== PROBLEM STATEMENT ==
Search the data for the string "this" and gather each line it is in.

== EXTRACTED INFORMATION ==
****

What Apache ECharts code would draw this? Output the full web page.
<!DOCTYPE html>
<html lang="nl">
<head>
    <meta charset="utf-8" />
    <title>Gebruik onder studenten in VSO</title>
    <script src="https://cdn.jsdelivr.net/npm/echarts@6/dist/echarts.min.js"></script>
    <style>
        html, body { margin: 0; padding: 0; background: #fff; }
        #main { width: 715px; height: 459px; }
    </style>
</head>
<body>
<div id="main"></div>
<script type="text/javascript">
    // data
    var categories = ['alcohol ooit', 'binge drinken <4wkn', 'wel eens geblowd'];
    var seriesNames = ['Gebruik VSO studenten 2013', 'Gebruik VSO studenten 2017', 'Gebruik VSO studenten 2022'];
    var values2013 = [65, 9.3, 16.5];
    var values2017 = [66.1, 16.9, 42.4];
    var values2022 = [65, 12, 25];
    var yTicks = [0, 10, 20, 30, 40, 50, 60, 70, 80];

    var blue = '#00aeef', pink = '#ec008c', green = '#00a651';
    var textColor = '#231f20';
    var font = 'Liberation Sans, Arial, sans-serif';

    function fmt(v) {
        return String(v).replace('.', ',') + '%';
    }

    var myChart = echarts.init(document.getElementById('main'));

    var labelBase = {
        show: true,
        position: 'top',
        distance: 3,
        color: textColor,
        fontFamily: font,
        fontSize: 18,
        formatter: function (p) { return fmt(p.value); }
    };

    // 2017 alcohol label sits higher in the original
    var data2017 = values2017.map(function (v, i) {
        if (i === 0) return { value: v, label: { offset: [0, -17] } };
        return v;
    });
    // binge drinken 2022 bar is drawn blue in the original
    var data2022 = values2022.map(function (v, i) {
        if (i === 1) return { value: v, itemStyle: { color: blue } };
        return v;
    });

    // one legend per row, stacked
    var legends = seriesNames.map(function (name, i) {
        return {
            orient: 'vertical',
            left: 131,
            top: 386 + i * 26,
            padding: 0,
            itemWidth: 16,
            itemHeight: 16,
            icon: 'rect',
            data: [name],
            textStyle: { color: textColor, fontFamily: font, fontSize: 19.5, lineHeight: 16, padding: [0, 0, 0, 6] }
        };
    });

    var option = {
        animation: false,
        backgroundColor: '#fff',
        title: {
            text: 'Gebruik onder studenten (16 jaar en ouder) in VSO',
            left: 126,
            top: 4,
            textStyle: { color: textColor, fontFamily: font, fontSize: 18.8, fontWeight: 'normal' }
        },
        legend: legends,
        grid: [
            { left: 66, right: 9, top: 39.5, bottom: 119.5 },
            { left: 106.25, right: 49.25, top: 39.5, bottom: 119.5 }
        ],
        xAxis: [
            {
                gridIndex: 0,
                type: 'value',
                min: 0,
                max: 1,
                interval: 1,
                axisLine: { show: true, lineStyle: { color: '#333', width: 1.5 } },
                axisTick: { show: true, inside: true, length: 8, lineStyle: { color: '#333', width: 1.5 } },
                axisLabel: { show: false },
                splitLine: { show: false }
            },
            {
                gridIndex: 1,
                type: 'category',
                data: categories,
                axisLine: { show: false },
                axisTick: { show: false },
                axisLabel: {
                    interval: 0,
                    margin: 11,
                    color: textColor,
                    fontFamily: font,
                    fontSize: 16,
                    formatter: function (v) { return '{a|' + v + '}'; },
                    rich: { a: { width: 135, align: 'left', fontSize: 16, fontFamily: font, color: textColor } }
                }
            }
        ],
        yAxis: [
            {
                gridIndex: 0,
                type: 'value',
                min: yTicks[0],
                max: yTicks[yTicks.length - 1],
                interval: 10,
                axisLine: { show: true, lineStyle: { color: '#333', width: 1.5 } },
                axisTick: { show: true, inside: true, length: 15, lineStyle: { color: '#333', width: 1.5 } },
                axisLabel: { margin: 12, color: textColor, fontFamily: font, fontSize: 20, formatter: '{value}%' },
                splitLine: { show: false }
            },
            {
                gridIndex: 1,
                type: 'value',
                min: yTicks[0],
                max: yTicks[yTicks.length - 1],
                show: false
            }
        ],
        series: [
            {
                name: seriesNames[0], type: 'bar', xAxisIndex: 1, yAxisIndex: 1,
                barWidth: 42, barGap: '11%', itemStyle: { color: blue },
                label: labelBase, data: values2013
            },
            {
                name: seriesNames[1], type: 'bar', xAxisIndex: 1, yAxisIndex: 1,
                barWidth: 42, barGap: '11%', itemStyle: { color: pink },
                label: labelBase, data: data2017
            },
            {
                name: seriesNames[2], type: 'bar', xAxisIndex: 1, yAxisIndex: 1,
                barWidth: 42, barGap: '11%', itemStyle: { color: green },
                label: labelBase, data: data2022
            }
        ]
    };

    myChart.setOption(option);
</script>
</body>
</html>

****

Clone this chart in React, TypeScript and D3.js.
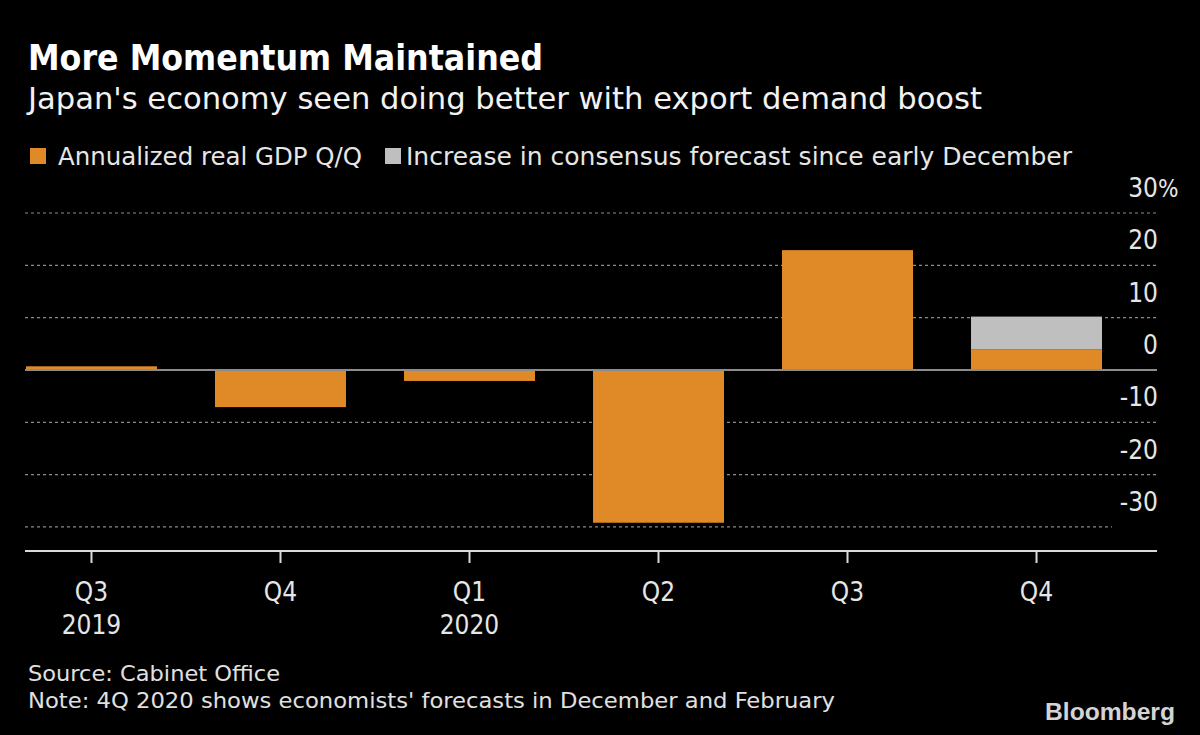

****

== EXPECTED ANSWER ==
What Apache ECharts code would draw this? Output the full web page.
Clone this chart in React, TypeScript and D3.js.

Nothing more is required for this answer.